Das schreckliche Schicksal der Kriegsgefangenen, der Ostarbeiter, der jüdischen Zwangsarbeiter, die aus Frankfurt kamen und in Kelkheim zum Straßenbau eingesetzt waren, wird gegenwärtig. Dann wieder der Lichtblick Gimbacher Hof, wo gerade diese Menschen gut behandelt wurden. Es ist auch die Rede von Ehen zwischen Franzosen und deutschen Frauen, vor allem aber auch nach den Recherchen von Heidi Stögbauer über Juden in Kelkheim, darunter Anna Schmidt, die mit einem Deutschen verheiratet war und doch in Auschwitz endete. Und wenn Dr.
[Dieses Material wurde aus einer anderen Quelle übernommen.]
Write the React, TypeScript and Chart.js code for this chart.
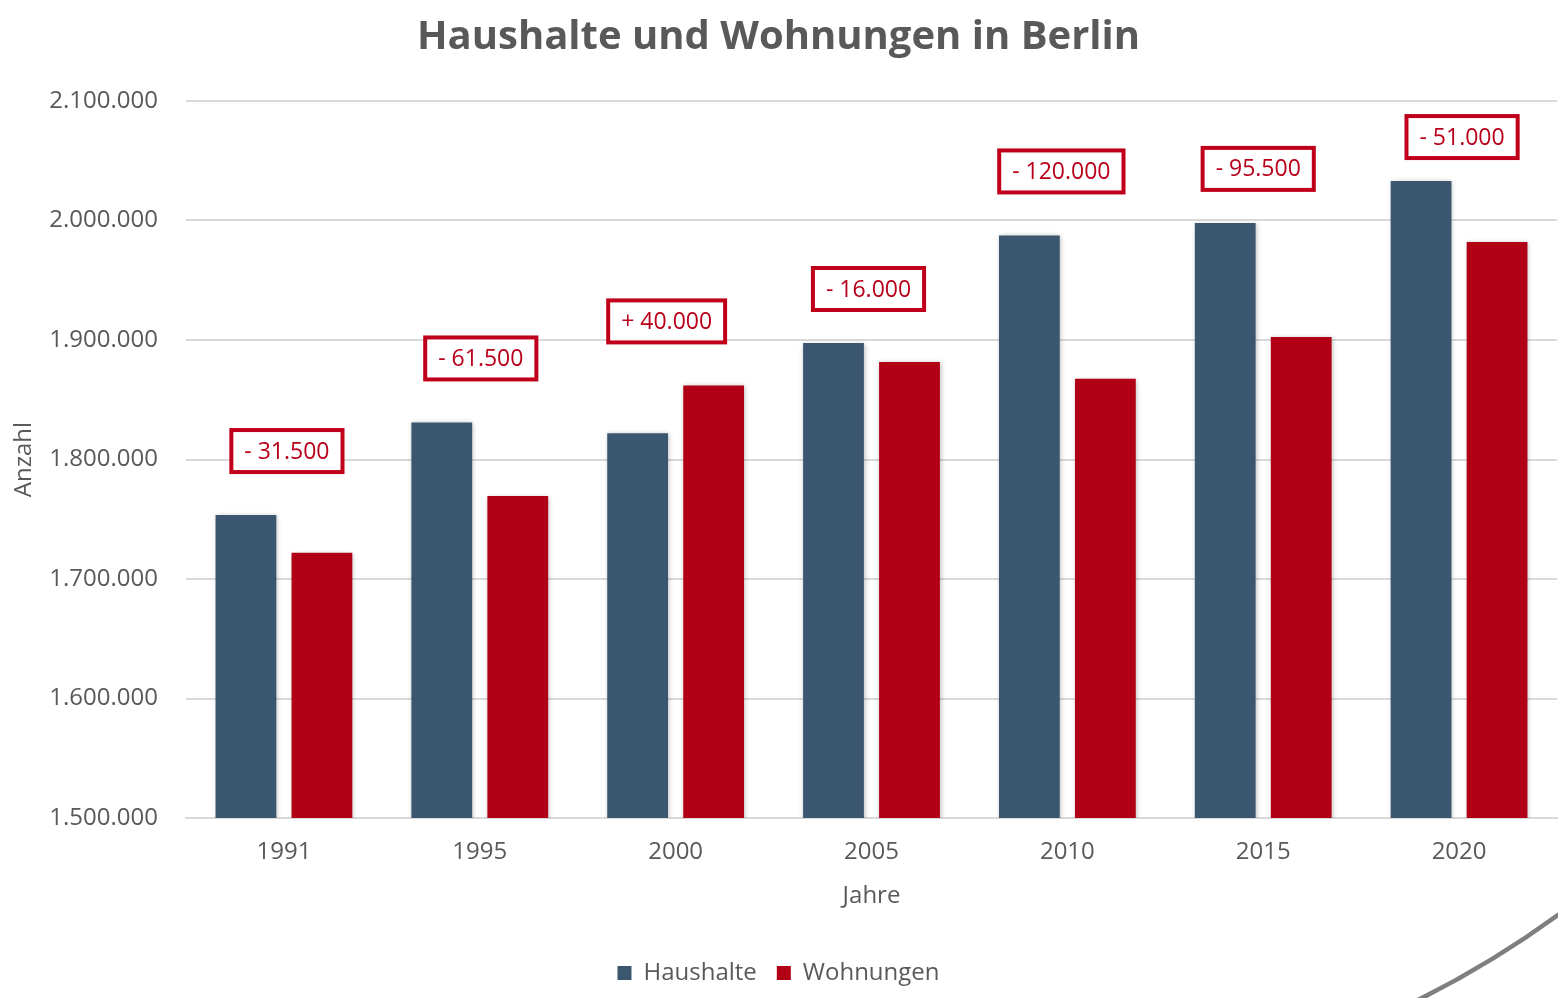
import React, { useEffect, useRef } from "react";
import { Chart, registerables } from "chart.js";

Chart.register(...registerables);

const years = ["1991", "1995", "2000", "2005", "2010", "2015", "2020"];
const haushalte = [1753500, 1831000, 1822000, 1897500, 1987500, 1998000, 2033000];
const wohnungen = [1722000, 1769500, 1862000, 1881500, 1867500, 1902500, 1982000];
const diffLabels = ["- 31.500", "- 61.500", "+ 40.000", "- 16.000", "- 120.000", "- 95.500", "- 51.000"];
const yTicks = [1500000, 1600000, 1700000, 1800000, 1900000, 2000000, 2100000];

const FONT = "'Open Sans', 'Noto Sans', sans-serif";
const GRAY = "#595959";
const BLUE = "#3a576f";
const RED = "#b10016";

const fmt = (v: number) => {
  const s = Math.round(v).toString();
  return s.replace(/\B(?=(\d{3})+(?!\d))/g, ".");
};

const shadowPlugin = {
  id: "barShadow",
  beforeDatasetsDraw(chart: any) {
    const ctx = chart.ctx;
    ctx.save();
    ctx.shadowColor = "rgba(0,0,0,0.28)";
    ctx.shadowBlur = 5;
    ctx.shadowOffsetX = 1;
    ctx.shadowOffsetY = 1;
  },
  afterDatasetsDraw(chart: any) {
    chart.ctx.restore();
  },
};

const labelGap = [64, 64, 64, 54, 64, 54, 44];
const labelNudgeX = [3, 1, -9, -3, -6, -5, 3];

const diffBoxPlugin = {
  id: "diffBoxes",
  afterDatasetsDraw(chart: any) {
    const ctx = chart.ctx;
    const m0 = chart.getDatasetMeta(0).data;
    const m1 = chart.getDatasetMeta(1).data;
    ctx.save();
    ctx.font = `23px ${FONT}`;
    diffLabels.forEach((txt, i) => {
      const a = m0[i];
      const b = m1[i];
      if (!a || !b) return;
      const cx = (a.x + b.x) / 2 + labelNudgeX[i];
      const top = Math.min(a.y, b.y);
      const cy = top - labelGap[i];
      const tw = ctx.measureText(txt).width;
      const w = tw + 26;
      const h = 42;
      ctx.fillStyle = "#ffffff";
      ctx.fillRect(cx - w / 2, cy - h / 2, w, h);
      ctx.lineWidth = 4;
      ctx.strokeStyle = "#c0001a";
      ctx.strokeRect(cx - w / 2, cy - h / 2, w, h);
      ctx.fillStyle = "#b8001a";
      ctx.textAlign = "center";
      ctx.textBaseline = "middle";
      ctx.fillText(txt, cx, cy + 1);
    });
    ctx.restore();
  },
  afterDraw(chart: any) {
    const ctx = chart.ctx;
    ctx.save();
    ctx.strokeStyle = "#7f7f7f";
    ctx.lineWidth = 4.5;
    ctx.beginPath();
    ctx.moveTo(1418, 1000);
    ctx.quadraticCurveTo(1494, 962, 1562, 912);
    ctx.stroke();
    ctx.restore();
  },
};

export default function App() {
  const ref = useRef<HTMLCanvasElement | null>(null);

  useEffect(() => {
    document.body.style.margin = "0";
    const canvas = ref.current;
    if (!canvas) return;
    const chart = new Chart(canvas, {
      type: "bar",
      data: {
        labels: years,
        datasets: [
          {
            label: "Haushalte",
            data: haushalte,
            backgroundColor: BLUE,
            categoryPercentage: 0.776,
            barPercentage: 0.8,
          },
          {
            label: "Wohnungen",
            data: wohnungen,
            backgroundColor: RED,
            categoryPercentage: 0.776,
            barPercentage: 0.8,
          },
        ],
      },
      options: {
        animation: false,
        responsive: false,
        maintainAspectRatio: false,
        layout: { padding: { left: 0, right: 1, top: 0, bottom: 3 } },
        plugins: {
          title: {
            display: true,
            text: "Haushalte und Wohnungen in Berlin",
            color: GRAY,
            font: { family: FONT, size: 40, weight: "bold" },
            padding: { top: 14, bottom: 39 },
          },
          legend: {
            display: true,
            position: "bottom",
            labels: {
              color: GRAY,
              font: { family: FONT, size: 24 },
              boxWidth: 14,
              boxHeight: 14,
              padding: 20,
            },
          },
          tooltip: { enabled: false },
        },
        scales: {
          x: {
            grid: { display: true, drawOnChartArea: false, drawTicks: false },
            border: { display: true, color: "#d9d9d9", width: 2 },
            ticks: { color: GRAY, font: { family: FONT, size: 24 }, padding: 20 },
            title: {
              display: true,
              text: "Jahre",
              color: GRAY,
              font: { family: FONT, size: 24 },
              padding: { top: 10, bottom: 30 },
            },
            afterFit(scale: any) {
              scale.height = 123;
            },
          },
          y: {
            min: 1500000,
            max: 2100000,
            afterBuildTicks(scale: any) {
              scale.ticks = yTicks.map((v) => ({ value: v }));
            },
            grid: { color: "#d9d9d9", lineWidth: 2, drawTicks: false },
            border: { display: false },
            ticks: {
              color: GRAY,
              font: { family: FONT, size: 24 },
              padding: 28,
              callback: (v: any) => fmt(Number(v)),
            },
            title: {
              display: true,
              text: "Anzahl",
              color: GRAY,
              font: { family: FONT, size: 24 },
              padding: { top: 10, bottom: 0 },
            },
            afterFit(scale: any) {
              scale.width = 186;
            },
          },
        },
      },
      plugins: [shadowPlugin, diffBoxPlugin],
    } as any);
    return () => chart.destroy();
  }, []);

  return (
    <div style={{ position: "absolute", left: 0, top: 0, width: 1558, height: 998, background: "#fff" }}>
      <canvas ref={ref} width={1558} height={998} style={{ display: "block", width: 1558, height: 998 }} />
    </div>
  );
}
Gerd Petzke das Problem aufgriff, das Christen Christen verfolgten, beleuchtet das auch nachhaltig das Verhältnis der Machthaber zu den Kirchen, die das Kloster in Kelkheim schlossen, und Pfarrer bei ihrer Arbeit behinderten, die aber wohl nicht alle den Widerstand aufbrachten, den man – aus heutiger Sicht – erwarten könnte. Keine Reaktionen zum Schicksal der Juden. Doch wie so oft: Geschichte lässt sich oft nur aus ihrer eigenen Zeit verstehen. Der Amerikaner Dr. John Povan skizziert die letzten Tage des Kriegs für Kelkheim aus der Sicht der einrückenden Amis, die nicht einen Ort Kelkheim besetzten, sondern die Landkartenmarkierung „M 5271“. Er erinnert an Bombenabwürfe, an abgeschossene amerikanische Flugzeuge und an Himmlers Eisenbahnzug, der im Eppsteiner Tunnel geparkt war und möglicherweise Ziel der amerikanischen Flieger war.

„Gegen das Vergessen“, eine Spurensuche. Das Buch ist im Societäts-Verlag (ISBN 978-3-95542-271-4) erschienen und kostet 19,80 Euro.

Wir berichten zwar oft über Kelkheimer Bücher, verzichten aber im Allgemeinen auf ein Urteil, hier jedoch unsere Meinung: Ein Buch, das man im Bücherschrank haben sollte. Nicht als ungelesene Dekoration sondern als Mahnung. Auch um zu vermeiden, dass sich Ähnliches wiederholt. Die Bilder: Oben die Fischbacher beim Aufmarsch zum 1. Mai am Taunusblick. Darunter von links: Bürgermeister Albrecht Kündiger, Rüdiger Kraatz, dahinter Dietrich Kleipa. Heidi Stögbauer, Dr. Gerd Petzke, Monika Öchsner, Dr. John Povan, Dr. Beate Matuschek und Kulturdezernent Hans Walter Müssig, der mahnte: „Ich habe mit meinem Vater nie über die Nazizeit gesprochen. Um so mehr Bedeutung hat das Buch für die heutige Jugend. Denn solche Geschichte darf sich nie wiederholen“.